Written instruction:
Copy, in full, each line of the material that holds the word "this".

[Records with drawing code]
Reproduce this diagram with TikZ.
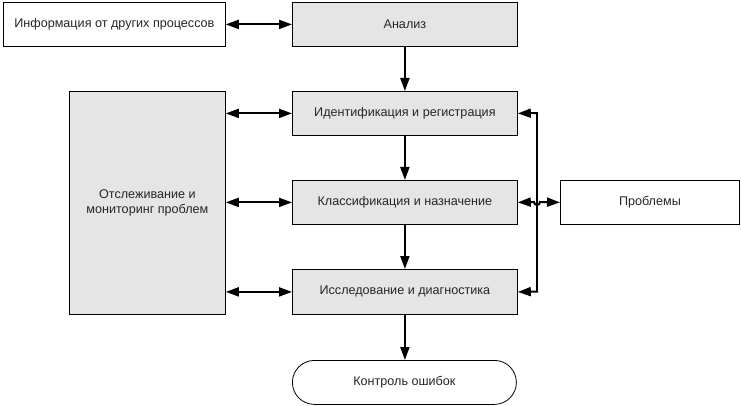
\documentclass[tikz,border=0pt]{standalone}
\usepackage{fontspec}
\setmainfont{Liberation Sans}
\usetikzlibrary{arrows.meta}
\begin{document}
\begin{tikzpicture}[x=1pt,y=-1pt,
  box/.style={draw=black,line width=0.8pt,fill=black!10,minimum width=225pt,minimum height=44pt,inner sep=0pt,anchor=north west,text=black!85,font=\fontsize{12.6}{15}\selectfont,align=center},
  wbox/.style={box,fill=white},
  arr/.style={line width=2pt,-{Triangle[length=13pt,width=9pt]}},
  darr/.style={line width=2pt,{Triangle[length=13pt,width=9pt]}-{Triangle[length=13pt,width=9pt]}},
  ln/.style={line width=2pt}]
\useasboundingbox (0,0) rectangle (741,406);
\node[wbox,minimum width=222pt] (info) at (3,2) {Информация от других процессов};
\node[box] (anal) at (292,2) {Анализ};
\node[box] (ident) at (292,91) {Идентификация и регистрация};
\node[box] (klass) at (292,180) {Классификация и назначение};
\node[box,minimum height=45pt] (issl) at (292,269) {Исследование и диагностика};
\node[box,minimum width=156pt,minimum height=223pt] (track) at (69,91) {Отслеживание и\\мониторинг проблем};
\node[wbox,minimum width=179pt] (prob) at (560,180) {Проблемы};
\node[draw=black,line width=0.8pt,fill=white,rounded corners=22pt,minimum width=224pt,minimum height=44pt,inner sep=0pt,anchor=north west,text=black!85,font=\fontsize{12.6}{15}\selectfont] (ctrl) at (292,360) {Контроль ошибок};
% vertical flow
\draw[arr] (anal.south) -- (ident.north);
\draw[arr] (ident.south) -- (klass.north);
\draw[arr] (klass.south) -- (issl.north);
\draw[arr] (issl.south -| anal.south) -- (ctrl.north -| anal.south);
% left double arrows
\draw[darr] (info.east) -- (anal.west);
\draw[darr] (track.east |- ident.west) -- (ident.west);
\draw[darr] (track.east |- klass.west) -- (klass.west);
\draw[darr] (track.east |- issl.west) -- (issl.west);
% right bus
\coordinate (bt) at (537,113);
\coordinate (bb) at (537,291.5);
\draw[ln] (bt) -- (bb);
\draw[arr] ([xshift=1pt]bt) -- (ident.east);
\draw[arr] ([xshift=1pt]bb) -- (issl.east);
\draw[darr] (prob.west) -- (540,202) arc[start angle=0,end angle=180,radius=3] -- (klass.east);
\end{tikzpicture}
\end{document}
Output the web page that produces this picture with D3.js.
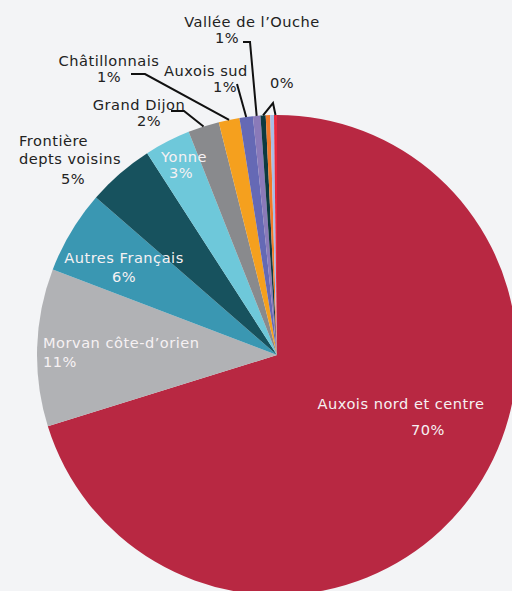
<!DOCTYPE html>
<html><head><meta charset="utf-8">
<script src="https://cdn.jsdelivr.net/npm/d3@7"></script>
<style>html,body{margin:0;padding:0;background:#f3f4f6;}svg{display:block;}</style>
</head><body>
<svg id="c" width="512" height="591"></svg>
<script>
const categories = ["Auxois nord et centre","Morvan côte-d’orien","Autres Français","Frontière depts voisins","Yonne","Grand Dijon","Châtillonnais","Auxois sud","Vallée de l’Ouche","Autre a","Autre b","Autre c","Autre d"];
const values = [70.2,10.6,5.6,4.5,3.1,2.1,1.4,0.9,0.5,0.35,0.3,0.25,0.2];
const pctLabels = ["70%","11%","6%","5%","3%","2%","1%","1%","1%","0%","0%","0%","0%"];
const colors = ["#b82842","#b1b2b5","#3a97b2","#17525e","#6ec8da","#898a8d","#f5a01e","#6569b5","#8a7ab9","#0e3a40","#f07a2a","#a8bde6","#e8283c"];

const svg = d3.select("#c");
const cx = 277, cy = 355, R = 240;
const g = svg.append("g").attr("transform", `translate(${cx},${cy})`);
const pie = d3.pie().sort(null).value(d => d)(values);
const arc = d3.arc().innerRadius(0).outerRadius(R);
g.selectAll("path").data(pie).join("path")
  .attr("d", arc).attr("fill", (d,i) => colors[i]);

const font = "DejaVu Sans, Verdana, sans-serif";
const dark = "#222", light = "#f6f1f3";
const labels = [
  ["Auxois nord et centre", 401, 409, "middle", light],
  [pctLabels[0], 428, 435, "middle", light],
  ["Morvan côte-d’orien", 43, 348, "start", light],
  [pctLabels[1], 43, 367, "start", light],
  ["Autres Français", 124, 263, "middle", light],
  [pctLabels[2], 124, 282, "middle", light],
  ["Frontière", 19, 146, "start", dark],
  ["depts voisins", 19, 164, "start", dark],
  [pctLabels[3], 73, 184, "middle", dark],
  ["Yonne", 184, 162, "middle", light],
  [pctLabels[4], 181, 178, "middle", light],
  ["Grand Dijon", 139, 110, "middle", dark],
  [pctLabels[5], 149, 126, "middle", dark],
  ["Châtillonnais", 109, 66, "middle", dark],
  [pctLabels[6], 109, 82, "middle", dark],
  ["Auxois sud", 206, 76, "middle", dark],
  [pctLabels[7], 225, 92, "middle", dark],
  ["Vallée de l’Ouche", 252, 27, "middle", dark],
  [pctLabels[8], 227, 43, "middle", dark],
  [pctLabels[9], 282, 88, "middle", dark]
];
svg.selectAll("text.l").data(labels).join("text").attr("class","l")
  .attr("x", d => d[1]).attr("y", d => d[2]).attr("text-anchor", d => d[3])
  .attr("fill", d => d[4]).attr("font-family", font).attr("font-size", 14.6)
  .attr("letter-spacing", 0.5)
  .text(d => d[0]);

function edge(i, f) {
  const d = pie[i];
  const a = d.startAngle + (d.endAngle - d.startAngle) * (f === undefined ? 0.5 : f);
  return [cx + R * Math.sin(a), cy - R * Math.cos(a)];
}
const leaders = [
  [[243,42],[250,42], edge(8)],
  [[237,84], edge(7)],
  [[131,74],[145,74], edge(6)],
  [[171,111],[184,111], edge(5)],
  [edge(9), [273,103], edge(12)]
];
svg.selectAll("path.ld").data(leaders).join("path").attr("class","ld")
  .attr("d", d => d3.line()(d)).attr("fill","none").attr("stroke","#111").attr("stroke-width",2);
</script>
</body></html>
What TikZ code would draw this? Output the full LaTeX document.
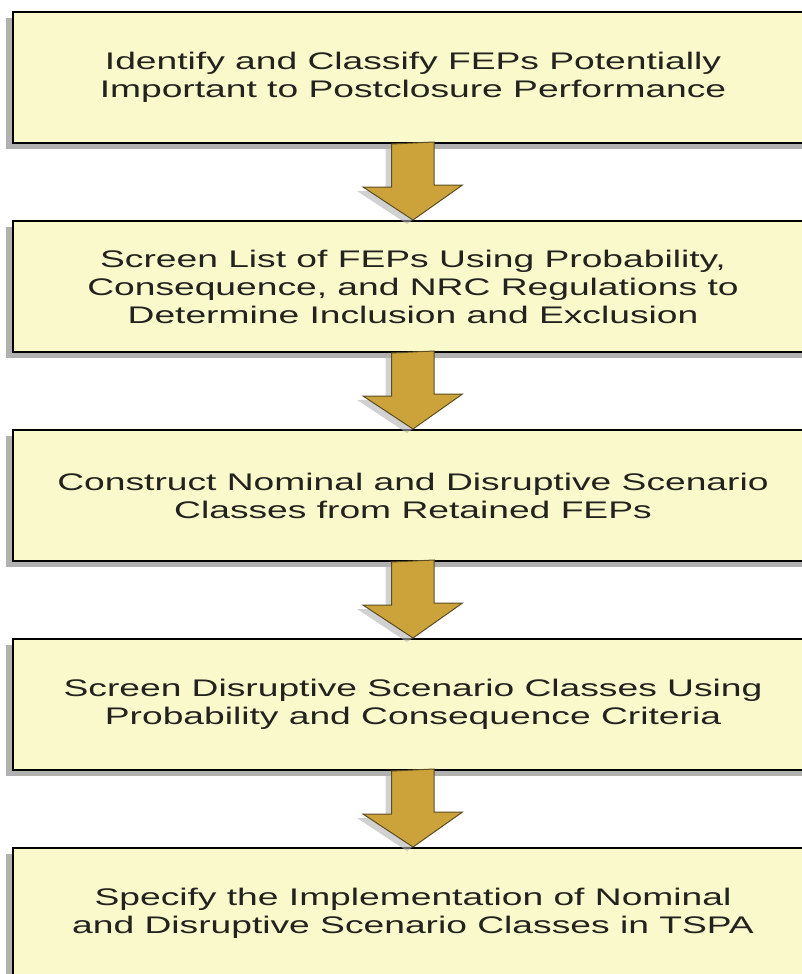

Right answer:
Reproduce this diagram with TikZ.
Output the web page that produces this picture with D3.js.
What TikZ code would draw this? Output the full LaTeX document.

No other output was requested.